Un barcone con 250 immigrati a bordo si è rovesciato al largo di Tripoli, da dove era partito solo venerdì. Sabato sera si contavano 170 dispersi, mentre le vittime già recuperate sono venti tra cui un bambino di 18 mesi. Sul barcone si trovavano perlopiù somali ed eritrei, e per ora la guardia costiera libica è riuscita a salvare soltanto 16 persone tra cui un bambino di un anno. Abbiamo parlato di questa tragedia con Sandro Gozi, sottosegretario alla presidenza del Consiglio ed esponente del Pd.

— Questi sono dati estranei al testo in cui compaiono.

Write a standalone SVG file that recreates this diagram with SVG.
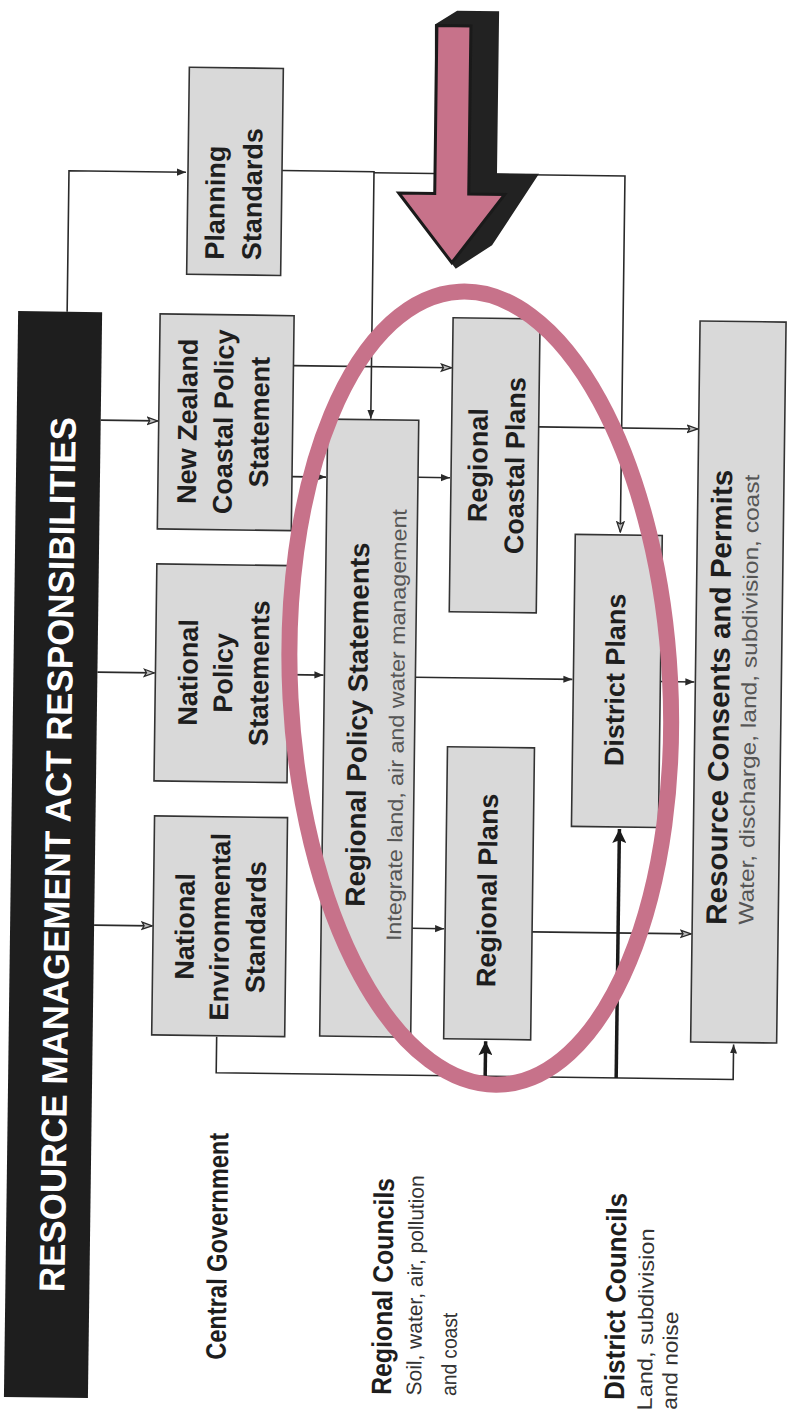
<svg xmlns="http://www.w3.org/2000/svg" width="787" height="1414" viewBox="0 0 787 1414">
<defs>
<style>
.box{fill:#d9d9d9;stroke:#333;stroke-width:1.6}
.t{font-family:"Liberation Sans",Arial,sans-serif;font-weight:bold;fill:#1e1e1e}
.s{font-family:"Liberation Sans",Arial,sans-serif;fill:#555}
.c{fill:none;stroke:#2a2a2a;stroke-width:1.6}
.thick{fill:none;stroke:#1a1a1a;stroke-width:3.5}
</style>
<marker id="sol" viewBox="0 0 10 10" refX="10" refY="5" markerWidth="9" markerHeight="9" markerUnits="userSpaceOnUse" orient="auto"><path d="M0,1 L10,5 L0,9 z" fill="#2a2a2a"/></marker>
<marker id="opn" viewBox="0 0 12 10" refX="11" refY="5" markerWidth="12" markerHeight="10" markerUnits="userSpaceOnUse" orient="auto"><path d="M1,1.5 L11,5 L1,8.5 L3,5 z" fill="#bbb" stroke="#2a2a2a" stroke-width="1.3"/></marker>
<marker id="big" viewBox="0 0 10 10" refX="10" refY="5" markerWidth="16" markerHeight="14" markerUnits="userSpaceOnUse" orient="auto"><path d="M0,0 L10,5 L0,10 L2,5 z" fill="#1a1a1a"/></marker>
</defs>
<rect width="787" height="1414" fill="#fff"/>
<g transform="rotate(0.75 393 707)">
<g id="connectors">
<path class="c" d="M62,316 V175 H179" marker-end="url(#sol)"/>
<path class="c" d="M97,424 H154" marker-end="url(#opn)"/>
<path class="c" d="M97,676 H154" marker-end="url(#opn)"/>
<path class="c" d="M97,929 H155" marker-end="url(#opn)"/>
<path class="c" d="M275,172 H367 V419" marker-end="url(#sol)"/>
<path class="c" d="M367,173 H618 V529" marker-end="url(#opn)"/>
<path class="c" d="M289,367 H447" marker-end="url(#opn)"/>
<path class="c" d="M289,478 H323" marker-end="url(#sol)"/>
<path class="c" d="M288,676 H323" marker-end="url(#sol)"/>
<path class="c" d="M415,477 H447" marker-end="url(#sol)"/>
<path class="c" d="M415,677 H572" marker-end="url(#sol)"/>
<path class="c" d="M415,928 H447" marker-end="url(#sol)"/>
<path class="c" d="M535,425 H694" marker-end="url(#opn)"/>
<path class="c" d="M660,678 H694" marker-end="url(#sol)"/>
<path class="c" d="M535,930 H694" marker-end="url(#opn)"/>
<path class="c" d="M221,1039 V1075 H738 V1040" marker-end="url(#sol)"/>
<path class="thick" d="M490,1075 V1040" marker-end="url(#big)"/>
<path class="thick" d="M621,1075 V826" marker-end="url(#big)"/>
</g>
<g id="title">
<rect x="13" y="316" width="84" height="1086" fill="#1e1e1e"/>
<text transform="translate(72,859) rotate(-90)" text-anchor="middle" font-family="Liberation Sans, Arial, sans-serif" font-weight="bold" font-size="36" fill="#fff" textLength="875" lengthAdjust="spacingAndGlyphs">RESOURCE MANAGEMENT ACT RESPONSIBILITIES</text>
</g>
<g id="planning-standards">
<rect class="box" x="181" y="70" width="94" height="207"/>
<text class="t" font-size="27" transform="translate(218,262) rotate(-90)">Planning</text>
<text class="t" font-size="27" transform="translate(255,262) rotate(-90)">Standards</text>
</g>
<g id="nzcps">
<rect class="box" x="155" y="317" width="134" height="215"/>
<text class="t" font-size="27" text-anchor="middle" transform="translate(193,424) rotate(-90)">New Zealand</text>
<text class="t" font-size="27" text-anchor="middle" transform="translate(229,424) rotate(-90)">Coastal Policy</text>
<text class="t" font-size="27" text-anchor="middle" transform="translate(265,424) rotate(-90)">Statement</text>
</g>
<g id="nps">
<rect class="box" x="155" y="567" width="133" height="217"/>
<text class="t" font-size="27" text-anchor="middle" transform="translate(197,675) rotate(-90)">National</text>
<text class="t" font-size="27" text-anchor="middle" transform="translate(232,675) rotate(-90)">Policy</text>
<text class="t" font-size="27" text-anchor="middle" transform="translate(268,675) rotate(-90)">Statements</text>
</g>
<g id="nes">
<rect class="box" x="156" y="819" width="133" height="219"/>
<text class="t" font-size="27" text-anchor="middle" transform="translate(197,929) rotate(-90)">National</text>
<text class="t" font-size="27" text-anchor="middle" transform="translate(232,929) rotate(-90)">Environmental</text>
<text class="t" font-size="27" text-anchor="middle" transform="translate(268,929) rotate(-90)">Standards</text>
</g>
<g id="rps">
<rect class="box" x="324" y="420" width="91" height="617"/>
<text class="t" font-size="27.5" text-anchor="middle" transform="translate(367,725) rotate(-90)" textLength="364" lengthAdjust="spacingAndGlyphs">Regional Policy Statements</text>
<text class="s" font-size="21" text-anchor="middle" transform="translate(404,725) rotate(-90)" textLength="432" lengthAdjust="spacingAndGlyphs">Integrate land, air and water management</text>
</g>
<g id="rcp">
<rect class="box" x="448" y="317" width="87" height="294"/>
<text class="t" font-size="27" text-anchor="middle" transform="translate(484,464) rotate(-90)">Regional</text>
<text class="t" font-size="27" text-anchor="middle" transform="translate(521,464) rotate(-90)">Coastal Plans</text>
</g>
<g id="rp">
<rect class="box" x="448" y="746" width="87" height="292"/>
<text class="t" font-size="27" text-anchor="middle" transform="translate(499,889) rotate(-90)">Regional Plans</text>
</g>
<g id="dp">
<rect class="box" x="573" y="532" width="87" height="292"/>
<text class="t" font-size="27" text-anchor="middle" transform="translate(624,677) rotate(-90)">District Plans</text>
</g>
<g id="rc">
<rect class="box" x="695" y="317" width="86" height="721"/>
<text class="t" font-size="29" text-anchor="middle" transform="translate(729,693) rotate(-90)" textLength="455" lengthAdjust="spacingAndGlyphs">Resource Consents and Permits</text>
<text class="s" font-size="21" text-anchor="middle" transform="translate(756,695) rotate(-90)" textLength="450" lengthAdjust="spacingAndGlyphs">Water, discharge, land, subdivision, coast</text>
</g>
<g id="labels">
<text class="t" font-size="28" transform="translate(234,1362) rotate(-90)" textLength="227" lengthAdjust="spacingAndGlyphs">Central Government</text>
<text class="t" font-size="28" transform="translate(400,1395) rotate(-90)" textLength="217" lengthAdjust="spacingAndGlyphs">Regional Councils</text>
<text class="s" font-size="21" style="fill:#333" transform="translate(430,1395) rotate(-90)" textLength="220" lengthAdjust="spacingAndGlyphs">Soil, water, air, pollution</text>
<text class="s" font-size="21" style="fill:#333" transform="translate(465,1395) rotate(-90)" textLength="83" lengthAdjust="spacingAndGlyphs">and coast</text>
<text class="t" font-size="28" transform="translate(633,1397) rotate(-90)" textLength="207" lengthAdjust="spacingAndGlyphs">District Councils</text>
<text class="s" font-size="21" style="fill:#333" transform="translate(661,1407) rotate(-90)" textLength="182" lengthAdjust="spacingAndGlyphs">Land, subdivision</text>
<text class="s" font-size="21" style="fill:#333" transform="translate(686,1406) rotate(-90)" textLength="98" lengthAdjust="spacingAndGlyphs">and noise</text>
</g>
<g id="focus-ellipse">
<ellipse cx="480" cy="687" rx="190" ry="397" transform="rotate(-3.75 480 687)" fill="none" stroke="#c7728a" stroke-width="16"/>
</g>
<g id="big-arrow">
<polygon points="426,24 448,10 490,10 490,172 532,172 486,244 450,268 392,193 428,193" fill="#222"/>
<polygon points="428,25 462,25 462,193 498,193 446,262 392,193 428,193" fill="#c7728a" stroke="#1a1a1a" stroke-width="3" stroke-linejoin="miter"/>
</g>
</g>
</svg>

Domani, lunedì 25 agosto, Gozi interverrà al Meeting di Rimini nel corso di un incontro dal titolo “L’immigrazione e il bisogno dell’altro: Italia, Europa, mondo”. Sottosegretario
Gozi, dopo la strage di sabato che cosa si aspetta sul fronte dei flussi migratori?
E’ evidente che il fenomeno migratorio continuerà ad aumentare, ed è altrettanto evidente che l’Europa deve decidere che cosa vuole fare da grande. Non è possibile che ogni volta che si presenta un problema come quello dell’immigrazione, con ricadute sull’intera Unione Europea, il primo tentativo sia sempre quello di lasciarlo al Paese in prima linea, in questo caso l’Italia.
Che cosa sta facendo il governo italiano per rispondere a queste sfide?
Noi stiamo lavorando perché una nuova cultura, prima ancora che una nuova politica, faccia dei passi avanti durante il semestre italiano di presidenza Ue. Ciò è indispensabile a maggior ragione perché con il contesto geopolitico in crisi ai confini dell’Unione è assolutamente evidente che bisogna smettere di ragionare in termini di puro egoismo.
A proposito di egoismo, l’Ue ha replicato all’Italia che sull’immigrazione sono stati già stanziati fin troppi soldi. Lei che cosa ne pensa?
E’ una risposta assolutamente infelice a partire dall’aggettivo “troppi”. Per salvare vite umane i soldi non sono mai troppi, e ciò rivela un’estrema miopia oltre a una mancanza di capacità di fare bene i conti.
In che senso l’Ue non sarebbe capace di fare i conti?
Se è vero che i flussi migratori sono aumentati di oltre il 900%, e c’è stato un piccolo aumento di fondi Ue a favore dell’Italia, significa che a Bruxelles hanno anche perso la capacità di fare le moltiplicazioni. Se noi non usciamo da questo approccio economicista e contabile, che fa torto all’Europa stessa, non ci sarà nessuna possibile soluzione.
Oltre a chiedere che ci sia più Europa, che cosa farà l’Italia? Stipulerà patti con Tunisia e Libia?
Noi siamo attivi nell’ambito del semestre Ue per stringere “accordi di partenariato per la mobilità” con tutti i Paesi del Nord Africa. Vorremmo realizzare inoltre un’operazione europea rispetto al Corno d’Africa. Il partenariato per la mobilità non deve però essere portato avanti soltanto dall’Italia ma dall’intera Ue, con i Paesi d’origine e di transito.
C’è un esempio di partenariato che può funzionare come modello positivo?
Quello attuato con il Marocco ha funzionato e sta funzionando abbastanza bene, e ora occorrerà fare la stessa cosa con gli altri Paesi del Nord Africa. E’ evidente che l’altro grande problema geopolitico alle porte dell’Italia è la Libia. Del resto oggi la situazione politica libica è talmente instabile che è difficile trovare un interlocutore con cui fare l’accordo, ma è chiaro che la direzione da seguire deve essere assolutamente quella. Il titolo del Meeting di quest’anno è “Verso le periferie del mondo e dell’esistenza. Il Destino non ha lasciato solo l’uomo”.
Che cosa sono per lei le periferie di cui parla Papa Francesco?
Per me sono i perdenti della globalizzazione e i dimenticati dall’Europa. Dobbiamo invertire l’approccio, perché la stessa Ue è nata cercando di superare i concetti di centro e di periferia. Dal momento che la globalizzazione si sta sviluppando attorno a un modello esasperato di centro e di periferia, occorre cambiare approccio per una questione morale e culturale prima ancora che politica. Occorre essere presenti nelle periferie per invertire il modo in cui la globalizzazione si è realizzata in questi 25 anni.